Soon after the incident, Abidor worked with the American Civil Liberties Union (ACLU) to file a complaint, and later a lawsuit, against the Department of Homeland Security. The plaintiffs, which included Abidor, the National Association of Criminal Defense Lawyers, and the National Press Photographers Association, sought to challenge the Department of Homeland Security’s (DHS) suspicionless search policy, which allows for the search and seizure of travellers’ personal belongings, including laptops and other electronic devices.
The ACLU argued that such searches were illegal under the first and fourth amendments.
“This is part of a broader pattern of aggressive government surveillance to collect information on too many innocent people under lax standards, and without adequate oversight,” said Brian Hauss, a legal fellow at ACLU who spoke with The Daily regarding the case.
The judge, Edward R. Korman of the Federal District Court for the Eastern District of New York, dismissed the lawsuit on the grounds that the plaintiffs did not have standing for the lawsuit – due to the lack of “substantial risk that their electronic devices will be subject to a search or seizure without reasonable suspicion.”
According to DHS data, device searches, at present, stand at about 15 searches a day.
“My immediate reaction was [… ] New York just had the lowest crime rate in 50 years, so are they going to just stop prosecuting murders, because they don’t happen often?” Abidor told The Daily, referencing the judge’s grounds for dismissal.
“In terms of our rights, quantity and quality are equal,” he continued. “When someone’s rights are violated, all of our rights are violated.”

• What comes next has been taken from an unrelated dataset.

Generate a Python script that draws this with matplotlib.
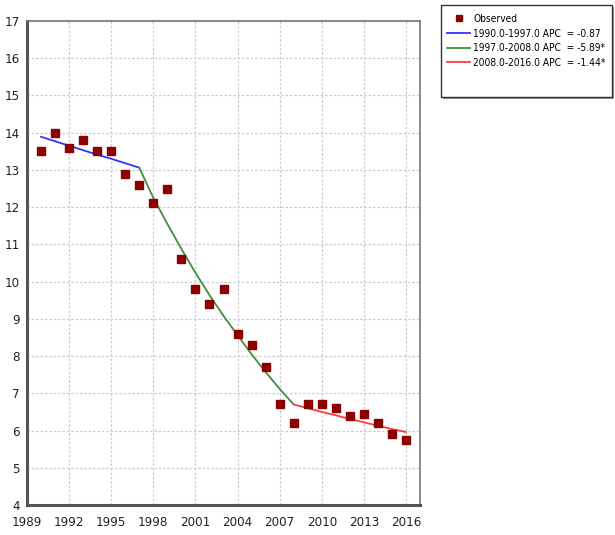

As the government did not break any laws, the plaintiffs’ standing in the case was very unlikely to be decided upon.
“If the government looks at your stuff and decides that it doesn’t want to prosecute you, and it just invades your privacy and has not found any evidence of wrongdoing, there’s basically nothing you can do, under this judge’s interpretation,” said Hauss. “It’s like, ‘tough luck.’”
Aside from the plaintiffs’ standing in the case, the primary reason behind the case’s dismissal, the judge also questioned the case’s merits, writing that reasonable suspicion need not be required for routine electronic device searches at borders, as it would be within the U.S. interior.
“Effectively, we think that the judge’s ruling, in this case, makes the border a constitution-free zone,” said Hauss.
Aside from the other grounds on which the judge dismissed the lawsuit, the judge also questioned the necessity of bringing a laptop when travelling.
“As a human being today, it is not plausible [to travel without a laptop],” Abidor said. “He said I don’t have to travel with a laptop, which by extension is… I don’t have to be in school? […] I made a choice to study outside of my country, so that choice makes me susceptible to having my rights violated?”
After the recent decision, the ACLU is still waiting on its decision to appeal the case, which would go to the Court of Appeals.